__Given exercise__
Only a number is wanted: how many lines in the listing contain the word "document"?

__Data provided__
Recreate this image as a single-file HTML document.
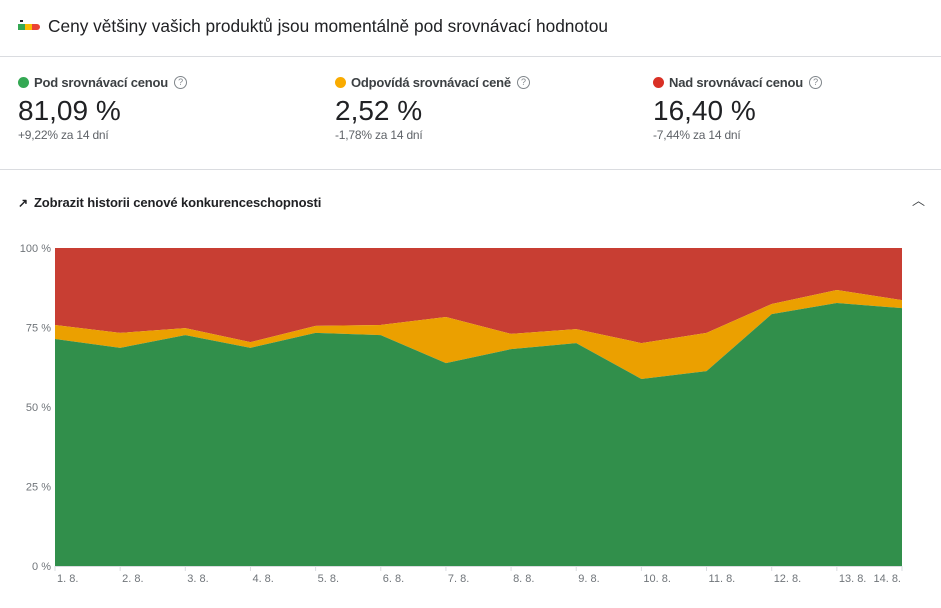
<!DOCTYPE html>
<html><head><meta charset="utf-8"><style>
body{margin:0;width:941px;height:608px;background:#fff;font-family:"Liberation Sans",Roboto,sans-serif;color:#202124;overflow:hidden;position:relative}
.abs{position:absolute}
.hr{position:absolute;left:0;width:941px;height:1px;background:#dadce0}
.lbl{font-size:13px;font-weight:bold;color:#3c4043;display:flex;align-items:center;letter-spacing:-0.2px}
.dot{width:11px;height:11px;border-radius:50%;display:inline-block;margin-right:5px}
.q{display:inline-block;width:11px;height:11px;border:1px solid #80868b;border-radius:50%;font-size:9px;line-height:11px;text-align:center;color:#80868b;margin-left:6px;font-weight:normal}
.val{font-size:28px;color:#202124}
.sub{font-size:12px;color:#5f6368;letter-spacing:-0.2px}
</style></head><body>
<div class="abs" style="left:18px;top:24px;width:22px;height:6px">
 <div class="abs" style="left:0;top:0;width:7px;height:6px;background:#34a853"></div>
 <div class="abs" style="left:7px;top:0;width:7px;height:6px;background:#fbbc04"></div>
 <div class="abs" style="left:14px;top:0;width:8px;height:6px;background:#ea4335;border-radius:0 3px 3px 0"></div>
 <div class="abs" style="left:2px;top:-4px;width:3px;height:2px;background:#202124"></div>
</div>
<div class="abs" style="left:48px;top:16px;font-size:17.3px;color:#202124">Ceny většiny vašich produktů jsou momentálně pod srovnávací hodnotou</div>
<div class="hr" style="top:56px"></div>

<div class="abs" style="left:18px;top:75px">
 <div class="lbl"><span class="dot" style="background:#34a853"></span>Pod srovnávací cenou<span class="q">?</span></div>
 <div class="val" style="margin-top:5px">81,09 %</div>
 <div class="sub" style="margin-top:1px">+9,22% za 14 dní</div>
</div>
<div class="abs" style="left:335px;top:75px">
 <div class="lbl"><span class="dot" style="background:#f9ab00"></span>Odpovídá srovnávací ceně<span class="q">?</span></div>
 <div class="val" style="margin-top:5px">2,52 %</div>
 <div class="sub" style="margin-top:1px">-1,78% za 14 dní</div>
</div>
<div class="abs" style="left:653px;top:75px">
 <div class="lbl"><span class="dot" style="background:#d93025"></span>Nad srovnávací cenou<span class="q">?</span></div>
 <div class="val" style="margin-top:5px">16,40 %</div>
 <div class="sub" style="margin-top:1px">-7,44% za 14 dní</div>
</div>
<div class="hr" style="top:169px"></div>

<div class="abs" style="left:18px;top:195px;font-size:13px;font-weight:bold;color:#202124;letter-spacing:-0.1px">
 <span style="font-size:12px;margin-right:6px">↗</span>Zobrazit historii cenové konkurenceschopnosti</div>
<div class="abs" style="left:912px;top:190px;font-size:13px;color:#3c4043">︿</div>

<svg id="chart" class="abs" style="left:0;top:0" width="941" height="608"></svg>
<script>
const categories=["1. 8.","2. 8.","3. 8.","4. 8.","5. 8.","6. 8.","7. 8.","8. 8.","9. 8.","10. 8.","11. 8.","12. 8.","13. 8.","14. 8."];
const belowValues=[71.4,68.6,72.6,68.6,73.3,72.6,63.8,68.2,70.1,58.8,61.3,79.2,82.7,81.09];
const equalValues=[4.4,4.7,2.2,1.8,2.2,3.2,14.5,4.8,4.4,11.3,12.0,3.2,4.1,2.52];
const yTicks=[0,25,50,75,100];
const yTickLabels=["0 %","25 %","50 %","75 %","100 %"];
const svg=document.getElementById('chart');
const NS='http://www.w3.org/2000/svg';
const x0=55,x1=902,y0=566,y1=248;
const xs=i=>x0+(x1-x0)*i/(categories.length-1);
const ys=v=>y0-(y0-y1)*v/100;
function mk(t,a){const e=document.createElementNS(NS,t);for(const k in a)e.setAttribute(k,a[k]);svg.appendChild(e);return e;}
function area(lo,hi,color,name){
 let d='';
 hi.forEach((v,i)=>{d+=(i?'L':'M')+xs(i)+','+ys(v);});
 for(let i=lo.length-1;i>=0;i--)d+='L'+xs(i)+','+ys(lo[i]);
 const p=mk('path',{d:d+'Z',fill:color});
 
 
}
const zeros=categories.map(()=>0);
const tops=belowValues.map((v,i)=>v+equalValues[i]);
const hundreds=categories.map(()=>100);
area(tops,hundreds,'#c83e33','area-above');
area(belowValues,tops,'#eba000','area-equal');
area(zeros,belowValues,'#318f4b','area-below');
mk('line',{x1:x0,x2:x1,y1:y0+0.5,y2:y0+0.5,stroke:'#dadce0'});
yTicks.forEach((t,i)=>{
 const e=mk('text',{x:51,y:ys(t)+4,'text-anchor':'end','font-size':11,fill:'#70757a','font-family':'Liberation Sans,sans-serif'});
 e.textContent=yTickLabels[i];
 
 
});
categories.forEach((c,i)=>{
 const x=xs(i);
 mk('line',{x1:x,x2:x,y1:y0,y2:y0+5,stroke:'#dadce0'});
 const last=i===categories.length-1;
 const e=mk('text',{x:last?x-1:x+2,y:582,'text-anchor':last?'end':'start','font-size':11,fill:'#70757a','font-family':'Liberation Sans,sans-serif'});
 e.textContent=c;
 
 
});
</script>
</body></html>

__Answer to this exercise__
3